The class of efficient linear symmetric values for games in partition function form (Review)

The paper studies linear, symmetric and efficient (LSE) solutions or values for games in partition function form. The family of such solutions is rather broad and includes the Shapley value, the Consensus value and the Myerson value just to mention some.

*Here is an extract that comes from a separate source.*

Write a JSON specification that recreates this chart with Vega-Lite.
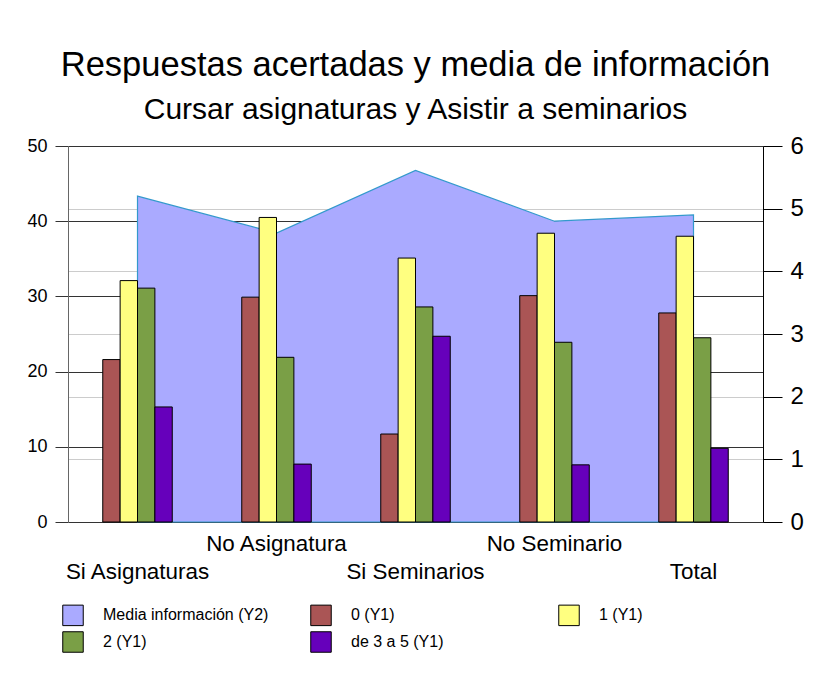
{
  "$schema": "https://vega.github.io/schema/vega-lite/v6.json",
  "width": 695,
  "height": 376,
  "autosize": {"type": "none"},
  "padding": {"left": 68, "top": 146, "right": 65, "bottom": 151},
  "background": "white",
  "config": {
    "font": "Liberation Sans",
    "view": {"stroke": null},
    "axis": {"labelColor": "black", "labelFont": "Liberation Sans"}
  },
  "title": {
    "text": "Respuestas acertadas y media de información",
    "subtitle": "Cursar asignaturas y Asistir a seminarios",
    "fontSize": 34.5,
    "fontWeight": "normal",
    "subtitleFontSize": 30,
    "subtitleColor": "black",
    "color": "black",
    "subtitlePadding": 12,
    "offset": 8,
    "anchor": "middle"
  },
  "datasets": {
    "bars": [
      {"grupo": "Si Asignaturas", "serie": "0 (Y1)", "valor": 21.6},
      {"grupo": "Si Asignaturas", "serie": "1 (Y1)", "valor": 32.1},
      {"grupo": "Si Asignaturas", "serie": "2 (Y1)", "valor": 31.1},
      {"grupo": "Si Asignaturas", "serie": "de 3 a 5 (Y1)", "valor": 15.3},
      {"grupo": "No Asignatura", "serie": "0 (Y1)", "valor": 29.9},
      {"grupo": "No Asignatura", "serie": "1 (Y1)", "valor": 40.5},
      {"grupo": "No Asignatura", "serie": "2 (Y1)", "valor": 21.9},
      {"grupo": "No Asignatura", "serie": "de 3 a 5 (Y1)", "valor": 7.7},
      {"grupo": "Si Seminarios", "serie": "0 (Y1)", "valor": 11.7},
      {"grupo": "Si Seminarios", "serie": "1 (Y1)", "valor": 35.1},
      {"grupo": "Si Seminarios", "serie": "2 (Y1)", "valor": 28.6},
      {"grupo": "Si Seminarios", "serie": "de 3 a 5 (Y1)", "valor": 24.7},
      {"grupo": "No Seminario", "serie": "0 (Y1)", "valor": 30.1},
      {"grupo": "No Seminario", "serie": "1 (Y1)", "valor": 38.4},
      {"grupo": "No Seminario", "serie": "2 (Y1)", "valor": 23.9},
      {"grupo": "No Seminario", "serie": "de 3 a 5 (Y1)", "valor": 7.6},
      {"grupo": "Total", "serie": "0 (Y1)", "valor": 27.8},
      {"grupo": "Total", "serie": "1 (Y1)", "valor": 38.0},
      {"grupo": "Total", "serie": "2 (Y1)", "valor": 24.5},
      {"grupo": "Total", "serie": "de 3 a 5 (Y1)", "valor": 9.8}
    ],
    "media": [
      {"grupo": "Si Asignaturas", "serie": "Media información (Y2)", "media": 5.2},
      {"grupo": "No Asignatura", "serie": "Media información (Y2)", "media": 4.61},
      {"grupo": "Si Seminarios", "serie": "Media información (Y2)", "media": 5.61},
      {"grupo": "No Seminario", "serie": "Media información (Y2)", "media": 4.8},
      {"grupo": "Total", "serie": "Media información (Y2)", "media": 4.9}
    ]
  },
  "encoding": {
    "x": {
      "field": "grupo",
      "type": "nominal",
      "sort": ["Si Asignaturas", "No Asignatura", "Si Seminarios", "No Seminario", "Total"],
      "scale": {"paddingInner": 0.5, "paddingOuter": 0.25},
      "axis": {
        "title": null,
        "ticks": false,
        "tickSize": 0,
        "domain": false,
        "labelAngle": 0,
        "labelFontSize": 22.4,
        "labelPadding": 10,
        "labelLineHeight": 28,
        "labelExpr": "indexof(['Si Asignaturas','Si Seminarios','Total'], datum.value) >= 0 ? [' ', datum.label] : datum.label"
      }
    }
  },
  "layer": [
    {
      "data": {"name": "media"},
      "mark": {"type": "area", "stroke": "#3399cc", "strokeWidth": 1.2, "opacity": 1},
      "encoding": {
        "y": {
          "field": "media",
          "type": "quantitative",
          "scale": {"domain": [0, 6], "nice": false},
          "axis": {
            "orient": "right",
            "title": null,
            "values": [0, 1, 2, 3, 4, 5, 6],
            "grid": true,
            "gridColor": "#cccccc",
            "gridWidth": 1,
            "tickSize": 19,
            "tickColor": "black",
            "domainColor": "black",
            "labelFontSize": 24,
            "labelPadding": 8
          }
        },
        "color": {
          "field": "serie",
          "type": "nominal",
          "scale": {
            "domain": ["Media información (Y2)", "0 (Y1)", "1 (Y1)", "2 (Y1)", "de 3 a 5 (Y1)"],
            "range": ["#aaaaff", "#aa5555", "#ffff80", "#7a9f46", "#6600bb"]
          },
          "legend": {
            "title": null,
            "orient": "none",
            "legendX": -6,
            "legendY": 458,
            "direction": "horizontal",
            "columns": 3,
            "gridAlign": "all",
            "columnPadding": 39,
            "rowPadding": 1,
            "padding": 0,
            "symbolType": "square",
            "symbolSize": 420,
            "symbolStrokeColor": "#333333",
            "symbolStrokeWidth": 1,
            "symbolOpacity": 1,
            "labelFontSize": 16,
            "labelOffset": 19,
            "labelLimit": 300,
            "labelColor": "black",
            "labelFont": "Liberation Sans"
          }
        }
      }
    },
    {
      "data": {"name": "bars"},
      "mark": {"type": "bar", "stroke": "black", "strokeWidth": 1},
      "encoding": {
        "xOffset": {
          "field": "serie",
          "type": "nominal",
          "sort": ["0 (Y1)", "1 (Y1)", "2 (Y1)", "de 3 a 5 (Y1)"],
          "scale": {"paddingInner": 0, "paddingOuter": 0}
        },
        "y": {
          "field": "valor",
          "type": "quantitative",
          "scale": {"domain": [0, 50], "nice": false},
          "axis": {
            "orient": "left",
            "title": null,
            "values": [0, 10, 20, 30, 40, 50],
            "grid": true,
            "gridColor": "#333333",
            "gridWidth": 1,
            "tickSize": 13,
            "tickColor": "#333333",
            "domainColor": "#666666",
            "labelFontSize": 18,
            "labelPadding": 8
          }
        },
        "color": {"field": "serie", "type": "nominal"}
      }
    }
  ],
  "resolve": {"scale": {"y": "independent"}}
}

Yet, the authors derive a linear formula that all LSE solutions can be uniquely expressed by. The formula contains parameters β (λ,s,t) that only depends on the list of coalition sizes λ embedded in a partition as well as the sizes s and t
of two of the coalitions with the grand coalition, – where such pair does not exist – treated separately.  When the appropriate partition function form generalisation of the null player property is added,  the four properties uniquely define an extension of the Solidarity value [Nowak and Radzik, 1994 – not cited].  This characterisation is different from that of Nowak and Radzik’s solidarity value, but whether it could be applied to games in characteristic function form, or whether the new value is actually a generalisation, is not discussed.(Written for Mathematical Reviews)

References
L. Hernández-Lamoneda, J. Sánchez-Pérez and F. Sáchez-Sáchez, The class of efficient linear symmetric values for games in partition function form, Internat. Game Theory Review, 11(2009), 369-382.
A. S. Nowak and T. Radzik, A solidarity value for n-person transferable utility games, Internat. J. Game Theory 23 (1994), no. 1, 43–48.